S2136 was for more Maihueniopsis darwinii but soon Juan had found some Gymnocalycium gibbosum – small plants, highly variable in their spination and some in flower. Not a bad stop, but then Juan shouted ‘Ptero!’ The self acclaimed Cactus terrorist had already proven his skills in finding Pterocactus, with only tiny bits of stems appearing above ground. The school is still out about a positive ID. Juan suggested P. australis, but a chat with Guillermo via the hotel wifi suggests that P. valentinii might be a candidate. An excellent find and we’ll worry about a name later. We are not aware of many cacti reported from these areas, so with ‘data to swap’, we may have a bit more luck. Does this find mean that Juan is now a qualified ‘Cactus Pterorist’? Austrocactus patagonicus was also here, and Maihuenia patagonica. Soon after we drove away, Cliff spotted an armadillo running across the road. With temperatures of 33 C only Juan and I could be tempted out of the car for some more pictures.

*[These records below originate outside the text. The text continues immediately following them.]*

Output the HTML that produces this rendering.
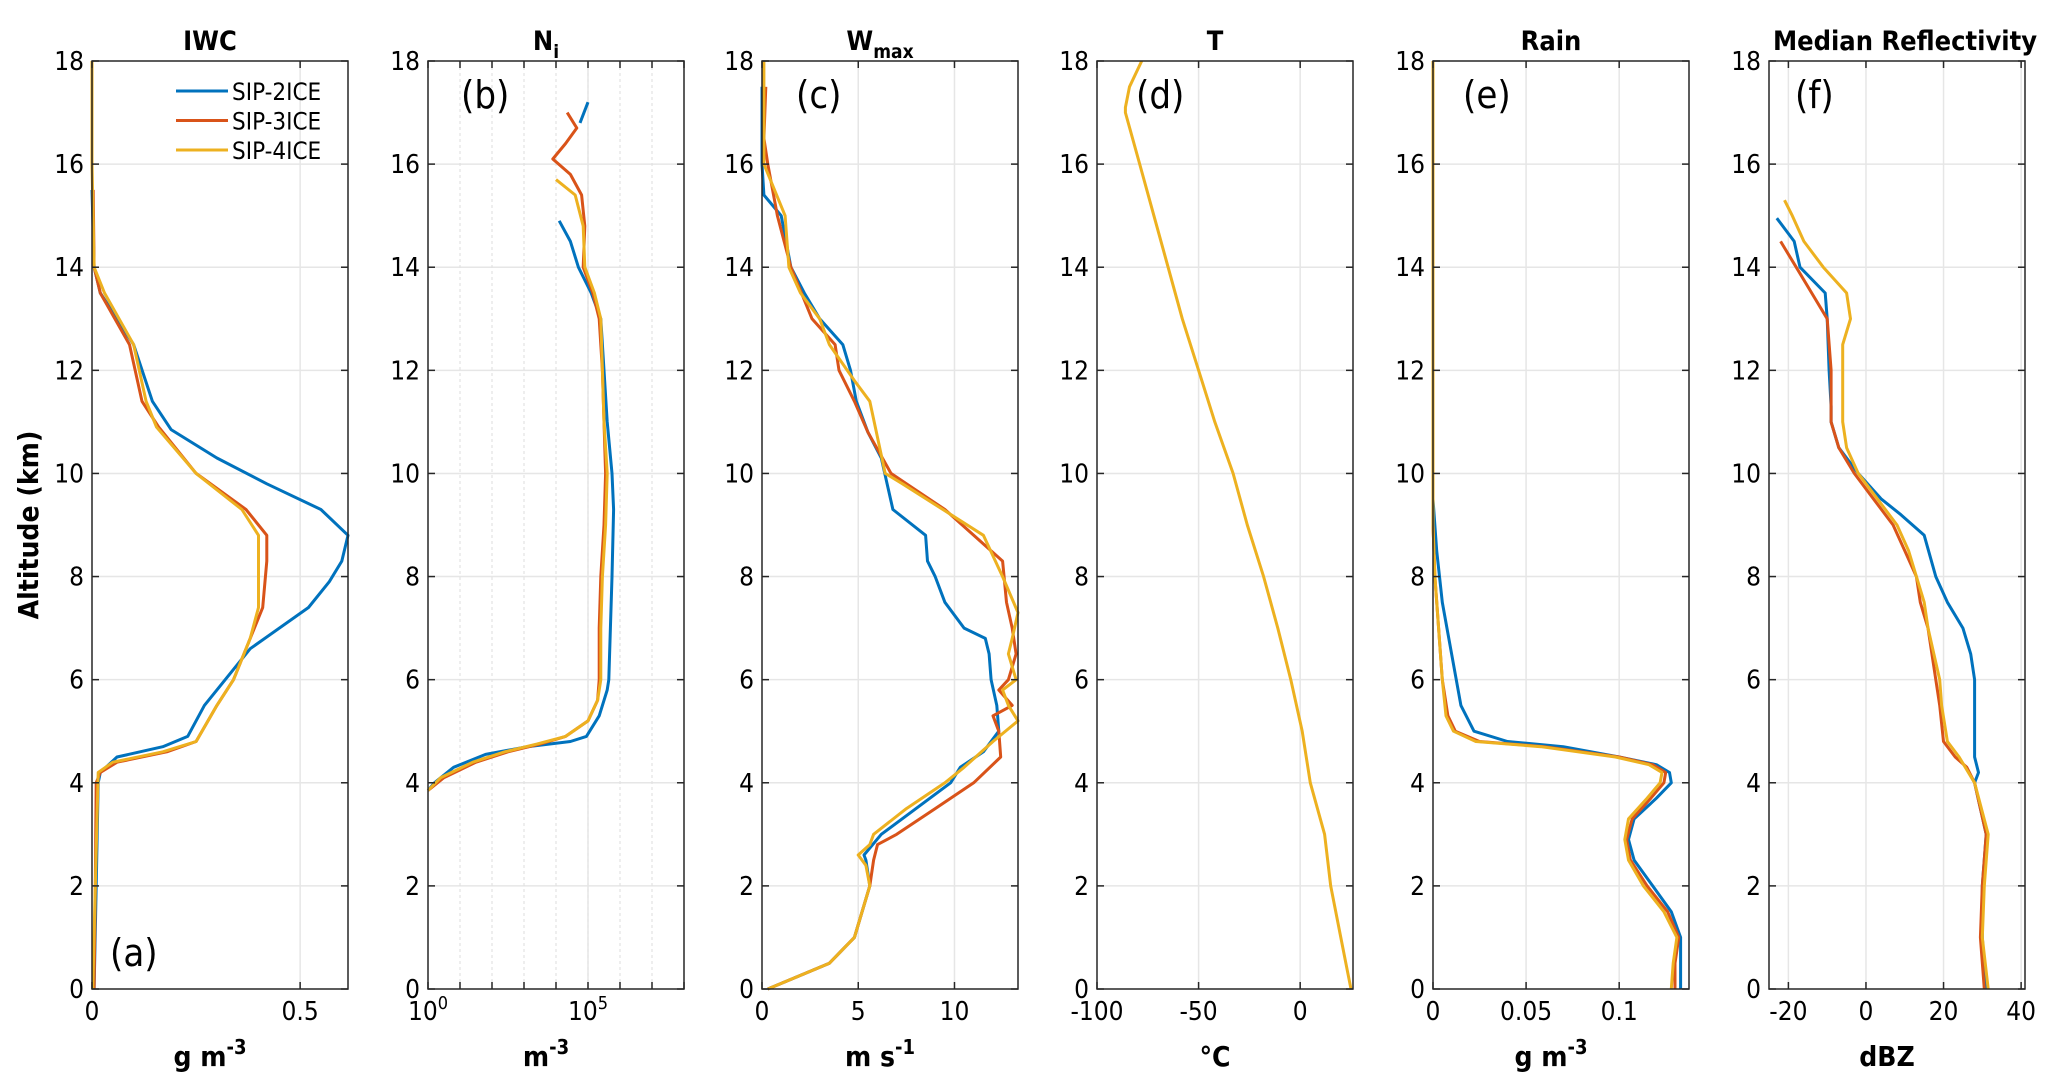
<!DOCTYPE html>
<html><head><meta charset="utf-8">
<style>
html,body{margin:0;padding:0;background:#fff;}
svg{display:block;}
text{font-family:"DejaVu Sans Condensed","DejaVu Sans","Liberation Sans",sans-serif;fill:#000;}
</style></head>
<body>
<svg id="fig" width="2067" height="1092" viewBox="0 0 2067 1092" xmlns="http://www.w3.org/2000/svg"></svg>
<script>
// ---------- data (altitude km, value) ----------
var altTicks = [0,2,4,6,8,10,12,14,16,18];
var seriesNames = ["SIP-2ICE","SIP-3ICE","SIP-4ICE"];
var seriesColors = ["#0072BD","#D95319","#EDB120"];

// IWC (g m-3)
var iwcAlt2 = [15.5,14,13.5,12.5,11.4,10.85,10.3,9.8,9.3,8.8,8.3,7.9,7.4,6.6,6,5.5,4.9,4.7,4.5,4.2,4,2,0];
var iwcVal2 = [0,0.005,0.02,0.1,0.145,0.19,0.3,0.42,0.55,0.615,0.6,0.57,0.52,0.38,0.32,0.27,0.23,0.17,0.06,0.02,0.015,0.01,0.005];
var iwcAlt3 = [15.5,14,13.5,12.5,11.4,10.9,10,9.3,8.8,8.3,7.4,6.8,6,5.5,4.8,4.6,4.4,4.2,4,2,0];
var iwcVal3 = [0.003,0.005,0.02,0.09,0.12,0.16,0.25,0.37,0.42,0.42,0.41,0.38,0.34,0.3,0.25,0.18,0.06,0.02,0.01,0.008,0.005];
var iwcAlt4 = [18,16,14,13.5,12.5,11.4,10.9,10,9.3,8.8,8,7.4,6.8,6,5.5,4.8,4.6,4.4,4.2,2,0];
var iwcVal4 = [0,0,0.005,0.03,0.1,0.13,0.155,0.25,0.36,0.4,0.4,0.4,0.38,0.34,0.3,0.25,0.17,0.05,0.015,0.008,0.002];

// Ni (log10 m-3)
var niAlt2 = [17.2,16.8,null,14.9,14.5,14,13.5,13,12,11,10,9.3,8,7,6,5.8,5.3,4.9,4.8,4.7,4.55,4.3,4.0,3.85];
var niVal2 = [5.0,4.75,null,4.1,4.45,4.7,5.1,5.4,5.5,5.6,5.75,5.8,5.75,5.7,5.65,5.6,5.35,4.95,4.45,3.1,1.8,0.8,0.2,0];
var niAlt3 = [17.0,16.7,16.4,16.1,15.8,15.4,14.8,14,13.5,13,12,11,10,9,8,7,6,5.6,5.2,4.9,4.75,4.6,4.4,4.1,3.85];
var niVal3 = [4.35,4.65,4.3,3.9,4.45,4.8,4.9,4.85,5.15,5.35,5.45,5.5,5.55,5.5,5.4,5.35,5.35,5.3,5.0,4.3,3.5,2.5,1.5,0.5,0];
var niAlt4 = [15.7,15.4,14.8,14,13.5,13,12,11,10,9,8,7,6,5.6,5.2,4.9,4.75,4.6,4.4,4.1,3.85];
var niVal4 = [4.0,4.6,4.85,4.9,5.2,5.4,5.45,5.5,5.6,5.55,5.45,5.4,5.4,5.3,5.0,4.3,3.4,2.4,1.4,0.4,0];

// Wmax (m s-1)
var wAlt2 = [17.5,16,15.4,15,14,13.5,13,12.5,12,11.4,10.8,10.3,9.8,9.3,8.8,8.3,8,7.5,7,6.8,6.5,6,5.5,5,4.6,4.3,4,3.5,3,2.6,2.5,2,1,0.5,0];
var wVal2 = [0,0,0.1,1,1.5,2.2,3,4.2,4.6,4.9,5.5,6.2,6.5,6.8,8.5,8.6,9,9.5,10.5,11.6,11.8,11.9,12.2,12.3,11.5,10.3,9.8,8,6.2,5.3,5.4,5.6,4.8,3.5,0.3];
var wAlt3 = [17.5,16.5,16,15,14,13,12.5,12,11.4,10.8,10,9.8,9.3,8.8,8.3,7.5,7,6.5,6,5.8,5.5,5.3,5,4.5,4,3.5,3,2.8,2.5,2,1,0.5,0];
var wVal3 = [0.2,0.1,0.3,0.8,1.5,2.6,3.8,4,4.8,5.5,6.7,7.5,9.5,11,12.5,12.7,13.0,13.2,12.8,12.3,13.0,12.0,12.3,12.4,11.0,9,7,6,5.8,5.6,4.8,3.5,0.3];
var wAlt4 = [18,16,15,14,13.5,13,12.5,11.8,11.4,10,9.8,9.3,8.8,8,7.3,6.8,6.5,6,5.8,5.5,5.2,4.8,4.3,4,3.5,3,2.8,2.6,2.4,2,1,0.5,0];
var wVal4 = [0.1,0.1,1.2,1.4,2.0,3,3.5,4.8,5.6,6.4,7.3,9.4,11.5,12.5,13.3,13.0,12.8,13.2,12.5,12.8,13.3,12.0,10.5,9.5,7.5,5.8,5.6,5.0,5.4,5.6,4.8,3.5,0.3];

// T (deg C)
var tAlt = [18,17.5,17.1,17,16,15,14,13,12,11,10,9,8,7,6,5,4,3,2,1,0.3,0];
var tVal = [-78,-84,-86,-86,-79,-72,-65,-58,-50,-42,-33,-26,-18,-11,-4.6,1,5,12,15,20,23.5,25];

// Rain (g m-3)
var rAlt2 = [18,9.5,8.5,7.5,6.5,5.5,5,4.8,4.7,4.5,4.35,4.2,4,3.7,3.3,2.9,2.5,2,1.5,1,0.5,0];
var rVal2 = [0,0,0.002,0.005,0.01,0.015,0.022,0.04,0.07,0.1,0.12,0.127,0.128,0.12,0.108,0.105,0.108,0.118,0.128,0.133,0.133,0.133];
var rAlt3 = [18,9,8,7,6,5.3,5,4.8,4.7,4.5,4.35,4.2,4,3.7,3.3,2.9,2.5,2,1.5,1,0.5,0];
var rVal3 = [0,0,0.001,0.003,0.005,0.008,0.012,0.025,0.06,0.1,0.118,0.125,0.124,0.117,0.107,0.104,0.106,0.115,0.126,0.132,0.13,0.13];
var rAlt4 = [18,9,8,7,6,5.3,5,4.8,4.7,4.5,4.35,4.2,4,3.7,3.3,2.9,2.5,2,1.5,1,0.5,0];
var rVal4 = [0,0,0.001,0.003,0.005,0.007,0.011,0.023,0.058,0.098,0.116,0.123,0.122,0.115,0.105,0.103,0.105,0.113,0.124,0.131,0.129,0.128];

// Reflectivity (dBZ)
var zAlt2 = [14.95,14.5,14,13.5,13,12,11.3,11,10.5,10,9.5,9.2,8.8,8,7.5,7,6.5,6,5,4.5,4.2,4,3,2,1,0];
var zVal2 = [-23,-18.5,-17,-10.5,-10,-9.5,-9,-9,-7,-2,4,9,15,18,21,25,27,28,28,28,29,28,31,30,30,31];
var zAlt3 = [14.5,14,13.5,13,12,11,10.5,10,9.5,9,8.5,8,7.5,7,6,5.5,4.8,4.5,4.3,4,3,2,1,0];
var zVal3 = [-22,-18,-14,-10,-9,-9,-7,-3,2,7,10,13,14,16,18,19,20,23,26,28,31,30,29.5,30.5];
var zAlt4 = [15.3,15,14.5,14,13.5,13,12.5,12,11.5,11,10.5,10,9.5,9,8.5,8,7.5,7,6,5.5,4.8,4.5,4,3,2,1,0];
var zVal4 = [-21,-19,-16,-11,-5,-4,-6,-6,-6,-6,-5,-2,3,8,11,13,15,16,19,19.5,21,24,28,31.5,30.5,30,31.5];

// ---------- layout ----------
var NS="http://www.w3.org/2000/svg";
var svg=document.getElementById('fig');
var TOP=61, BOT=989;
function yAlt(a){return BOT-(a/18)*(BOT-TOP);}
function el(tag,attrs,parent){var e=document.createElementNS(NS,tag);for(var k in attrs)e.setAttribute(k,attrs[k]);(parent||svg).appendChild(e);return e;}

var panels=[
 {key:"iwc",title:"IWC",letter:"(a)",left:92,xmin:0,xmax:0.615,ticks:[0,0.5],labels:["0","0.5"],unit:"g m",sup:"-3",
  series:[[iwcAlt2,iwcVal2],[iwcAlt3,iwcVal3],[iwcAlt4,iwcVal4]],lx:110,ly:966},
 {key:"ni",title:"N",sub:"i",letter:"(b)",left:428,xmin:0,xmax:8,ticks:[0,5],labels:["10","10"],labsup:["0","5"],minor:[1,2,3,4,5,6,7],unit:"m",sup:"-3",
  series:[[niAlt2,niVal2],[niAlt3,niVal3],[niAlt4,niVal4]],lx:461,ly:108},
 {key:"wmax",title:"W",sub:"max",letter:"(c)",left:762,xmin:0,xmax:13.3,ticks:[0,5,10],labels:["0","5","10"],unit:"m s",sup:"-1",
  series:[[wAlt2,wVal2],[wAlt3,wVal3],[wAlt4,wVal4]],lx:796,ly:108},
 {key:"t",title:"T",letter:"(d)",left:1097,xmin:-100,xmax:26,ticks:[-100,-50,0],labels:["-100","-50","0"],unit:"°C",
  series:[[tAlt,tVal],[tAlt,tVal],[tAlt,tVal]],lx:1136,ly:108},
 {key:"rain",title:"Rain",letter:"(e)",left:1433,xmin:0,xmax:0.1375,ticks:[0,0.05,0.1],labels:["0","0.05","0.1"],unit:"g m",sup:"-3",
  series:[[rAlt2,rVal2],[rAlt3,rVal3],[rAlt4,rVal4]],lx:1463,ly:108},
 {key:"refl",title:"Median Reflectivity",letter:"(f)",left:1769,xmin:-25,xmax:41,ticks:[-20,0,20,40],labels:["-20","0","20","40"],unit:"dBZ",
  series:[[zAlt2,zVal2],[zAlt3,zVal3],[zAlt4,zVal4]],lx:1795,ly:108}
];
var W=256;

panels.forEach(function(p,pi){
  var g=el('g',{});
  
  
  var L=p.left,R=p.left+W;
  function xv(v){return L+(v-p.xmin)/(p.xmax-p.xmin)*W;}
  altTicks.forEach(function(a){
    if(a>0&&a<18){var gl=el('line',{x1:L,x2:R,y1:yAlt(a),y2:yAlt(a),stroke:'#e6e6e6','stroke-width':1.5},g);
    
    }
  });
  if(p.minor){p.minor.forEach(function(v){var gl=el('line',{x1:xv(v),x2:xv(v),y1:TOP,y2:BOT,stroke:'#e2e2e2','stroke-width':1.2,'stroke-dasharray':'3,3'},g);
    
    });}
  p.ticks.forEach(function(v){
    if(v>p.xmin&&v<p.xmax){var gl=el('line',{x1:xv(v),x2:xv(v),y1:TOP,y2:BOT,stroke:'#e6e6e6','stroke-width':1.5},g);
    
    }
  });
  [0,1,2].forEach(function(s){
    if(p.key==='t'&&s<2)return;
    var A=p.series[s][0],V=p.series[s][1];
    var segs=[[]];
    for(var i=0;i<A.length;i++){if(A[i]===null){segs.push([]);continue;}segs[segs.length-1].push(xv(V[i]).toFixed(1)+','+yAlt(A[i]).toFixed(1));}
    segs.forEach(function(sg){if(sg.length<2)return;
      var pl=el('polyline',{points:sg.join(' '),fill:'none',stroke:seriesColors[s],'stroke-width':3,'stroke-linejoin':'round'},g);
      
      
    });
  });
  var bx=el('rect',{x:L,y:TOP,width:W,height:BOT-TOP,fill:'none',stroke:'#262626','stroke-width':1.5},g);
  
  
  altTicks.forEach(function(a){
    var y=yAlt(a);
    el('line',{x1:L,x2:L+7,y1:y,y2:y,stroke:'#262626','stroke-width':1.5},g);
    el('line',{x1:R-7,x2:R,y1:y,y2:y,stroke:'#262626','stroke-width':1.5},g);
    var t=el('text',{x:L-8,y:y+9,'text-anchor':'end','font-size':26},g);
    t.textContent=a;
    
    
  });
  var xt=p.minor?[0,1,2,3,4,5,6,7,8]:p.ticks;
  xt.forEach(function(v){var x=xv(v);
    el('line',{x1:x,x2:x,y1:BOT,y2:BOT-7,stroke:'#262626','stroke-width':1.5},g);
    el('line',{x1:x,x2:x,y1:TOP,y2:TOP+7,stroke:'#262626','stroke-width':1.5},g);});
  p.ticks.forEach(function(v,i){
    var t=el('text',{x:xv(v),y:1020,'text-anchor':'middle','font-size':26},g);
    t.textContent=p.labels[i];
    if(p.labsup){var ts=el('tspan',{dy:-11,'font-size':18},t);ts.textContent=p.labsup[i];}
    
    
  });
  var tt=el('text',{x:L+W/2-(p.key==='refl'?-8:10),y:50,'text-anchor':'middle','font-size':27,'font-weight':'bold'},g);
  tt.textContent=p.title;
  if(p.sub){var sb=el('tspan',{dy:8,'font-size':19},tt);sb.textContent=p.sub;}
  
  
  var xl=el('text',{x:L+W/2-10,y:1066,'text-anchor':'middle','font-size':28,'font-weight':'bold'},g);
  xl.textContent=p.unit;
  if(p.sup){var sp=el('tspan',{dy:-12,'font-size':20},xl);sp.textContent=p.sup;}
  
  
  var lt=el('text',{x:p.lx,y:p.ly,'font-size':38},g);
  lt.textContent=p.letter;
  
  
});

var yt=el('text',{x:0,y:0,'text-anchor':'middle','font-size':28,'font-weight':'bold',transform:'translate(38,525) rotate(-90)'});
yt.textContent='Altitude (km)';



var lg=el('g',{});


seriesNames.forEach(function(n,i){
  var y=91+i*29.5;
  el('line',{x1:176,x2:228,y1:y,y2:y,stroke:seriesColors[i],'stroke-width':3},lg);
  var t=el('text',{x:232,y:y+9,'font-size':24},lg);
  t.textContent=n;
  
  
});
</script>
</body></html>
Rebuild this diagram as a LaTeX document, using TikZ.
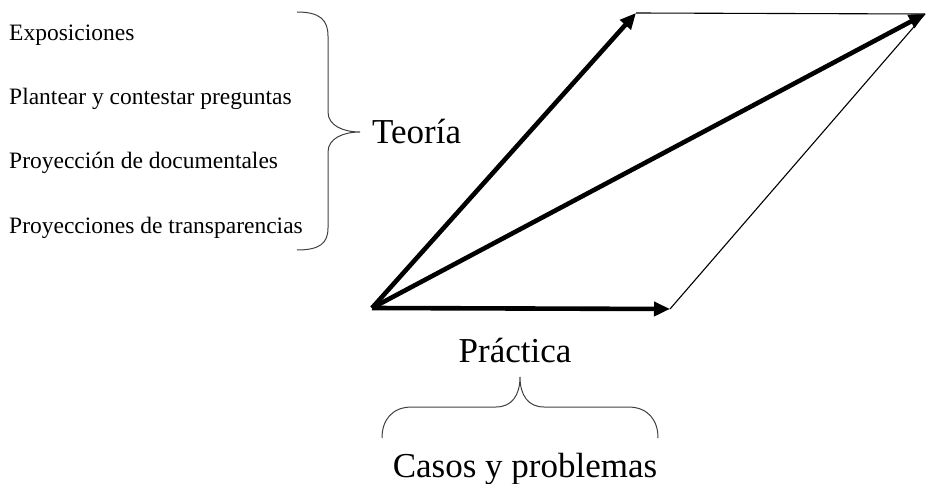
\documentclass[tikz,border=0pt]{standalone}
\usepackage{fontspec}
\setmainfont{Liberation Serif}
\usetikzlibrary{arrows.meta}
\begin{document}
\begin{tikzpicture}[x=1pt,y=-1pt,
  vec/.style={line width=4.6pt,-{Triangle[length=16pt,width=14pt]}},
  thinline/.style={line width=1.1pt},
  bracestyle/.style={line width=1pt,black!75},
  small/.style={font=\fontsize{23.5}{27}\selectfont,inner sep=0pt},
  big/.style={font=\fontsize{35}{40}\selectfont,inner sep=0pt}]
\useasboundingbox (0,0) rectangle (926,484);
% points
\coordinate (O) at (372,308);
\coordinate (A) at (636,13);
\coordinate (B) at (925,14);
\coordinate (C) at (670,309);
% thin sides
\draw[thinline] (A) -- (B);
\draw[thinline] (C) -- (B);
% vectors
\draw[vec] (O) -- (A);
\draw[vec] (O) -- (B);
\draw[vec] (O) -- (C);
% left texts
\node[small,anchor=base west] (t1) at (9,41) {Exposiciones};
\node[small,anchor=base west] (t2) at (9,105) {Plantear y contestar preguntas};
\node[small,anchor=base west] (t3) at (9,168) {Proyección de documentales};
\node[small,anchor=base west] (t4) at (9,233) {Proyecciones de transparencias};
% left brace
\draw[bracestyle] (297,12) .. controls (320,12) and (328,20) .. (328,36) -- (328,112)
  .. controls (328,126) and (344,132) .. (360,132)
  .. controls (344,132) and (328,138) .. (328,152) -- (328,228)
  .. controls (328,243) and (320,250) .. (297,250);
\node[big,anchor=base west] (teoria) at (372,143) {Teoría};
% bottom
\node[big,anchor=base] (practica) at (515,362) {Práctica};
\draw[bracestyle] (382,438) .. controls (382,420) and (392,407) .. (412,407) -- (496,407)
  .. controls (512,407) and (520,395) .. (520,377)
  .. controls (520,395) and (528,407) .. (544,407) -- (628,407)
  .. controls (648,407) and (658,420) .. (658,438);
\node[big,anchor=base] (casos) at (525,477) {Casos y problemas};
\end{tikzpicture}
\end{document}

The animal hid in the shade of a bush, creating some problems for my camera. It seems that after 3 years of active use in the field, the 18-200 mm zoom lens may have picked up some war wounds and may have to be replaced so that I can get it repaired while I’m off on my Mexico / California trips in February, March and early April. I still managed to get some useful pictures despite the mechanical faults.

As the clock ticked on, a change of substrate to a more rocky texture prompted another quick stop, S2137. Maihuenia patagonica and Maihueniopsis darwinii were soon found, but I had already got back into the car when Juan claimed his second Pterocactus of the day. Well done, again!

Back in the hotel I stripped down my lens as far as I dared. any of the later pictures today show that things are dramatically wrong, with the centre of the picture in focus, but everything very fuzzy around the edges. Just like the cactus taxonomy for the plants that we are finding. Both can be fixed in time.

Having experienced Petrol Day, another public holiday in Argentina, on Monday, we were now told that there was a strike threatened that had already resulted in some panic buying in Buenos Aires. The garage where we tried to fill up outside Rawson this morning had no iesel and explained the nature of the problem, forecasting that Argentina would be ‘dry’ fuel wise, over Christmas. Our priorities on reaching Camarones was therefore focussed on getting fuel first, with success, so that we have another 760 km in the tank – more than enough for tomorrow’s adventures.